Friday, September 6, 2013

THE DEBT RESURGENCE: YOURS TRULY GETS VERTIGO FROM WATCHING THIS MOVIE AGAIN

9/6/13

Today’s (i.e., Friday, 9/6/13’s) Wall Street Journal featured a page 1 article entitled “For Corporations and Investors, Debt Makes a Comeback,” which outlined the dangers of growing debt levels that short term and short memories pundits are lauding as the salvation of our economy from the near death experience that it experienced as a consequence of taking on too much debt.

Long time readers know that yours truly shares the sentiments it expressed and could have written the article, had I had the time to do the extensive research its authors conducted, and thus to comment on it seems to be beating on a dead horse.   However, this debt problem seems to be only a comatose horse that refuses to die, or perhaps, in the fashion of the day, and equine zombie that occupies our fascination until it fulfills our nightmares.  So here goes.

Too much debt sunk our economy.   A return to the attitude toward money and borrowing that led to too much debt, even as we bob to an uncertain position just barely at the surface, will surely sink our economy again.   Yet those who purport to know something about how things work, and who only recently acquired such skills as shaving, seem to think that debt is the bromide that will somehow save us.   This endless prescription of the financial equivalent of the hair of the dog is perplexing and troubling to us older guys who have been around the track a few times and thus have a measure of perspective.

Regarding this particular article, it is not as troubling as it appears at first glance; it concentrates mostly on corporate accumulation of debt.   While corporate debt surely had a big role in sinking our economy in 2008-09, personal debt played a far larger role.  That having been written, the ravenous appetite for corporate debt is itself troubling, especially because it is being put on the books as corporate profit growth decelerates to the low single digits.   Yet investors pile into corporate debt, and especially into high yield, or junk, debt, in a desperate search for yield born of Ben Bernanke’s insidious and never ending War on the Elderly.

This rushing into the riskiest corners of the debt market in a reach for yield would be troubling enough if people were using hard accumulated savings to do so.   But apparently they aren’t.   Instead, they are borrowing to do so; margin debt reached a record $384 billion this Spring, up nearly a third from the last year.  The record this year’s margin borrowing transcended was set in 2008; oh, boy.

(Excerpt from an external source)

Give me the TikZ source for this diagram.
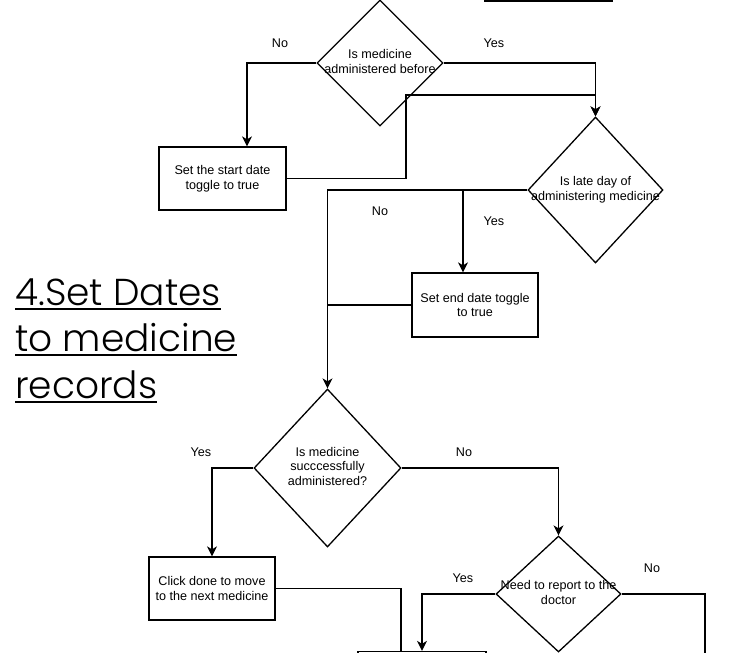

The article’s authors, James Sterngold and Matt Wirtz, who surely deserve fulsome kudos on such a well written and researched piece, took the trouble to interview one Mr. Gerald Schatz of Fort Washington, PA.  The 78 year old Mr. Schatz, against the wise counsel of his wife, borrowed $500,000 on margin at 1.6% from his broker and invested the proceeds in stocks and bonds, earning “about 6%.”   He commented

“This just made so much sense to me.  Leverage is just using cheap money. I don’t consider this a big risk.”

And then

“I never did anything like that before.  I wouldn’t have bought a lottery ticket.   But this is different.”

It is not at all heartening to know that the likes of Mr. Schatz would not buy a lottery ticket.  A lottery ticket is indeed a poor investment, but it’s only A BUCK!  Instead, he risks half a million dollars arbitraging interest rates.   Shrewd.  Wait until rates start to rise.  One wonders if Mr. Schatz’s broker, who lent him the half million, somehow forgot to mention the impact of rising rates on the value of the bond portfolio that Mr. Schatz bought with borrowed money. 

Perhaps this is indeed, as Mr. Schatz says, “different.”   But surely, at 78, and having accumulated a sizable portfolio, Mr. Schatz has been around long enough to experience that cold feeling of terror that runs down one’s spine at the words “This time it’s different.”


Last night, my wife and I watched Vertigo, the Alfred Hitchcock classic starring Jimmy Stewart and Kim Novak that some experts consider one of the best movies ever made, for about the 10th time.  We very much enjoyed watching it again.   Watching this even darker debt movie again will not be nearly as enjoyable.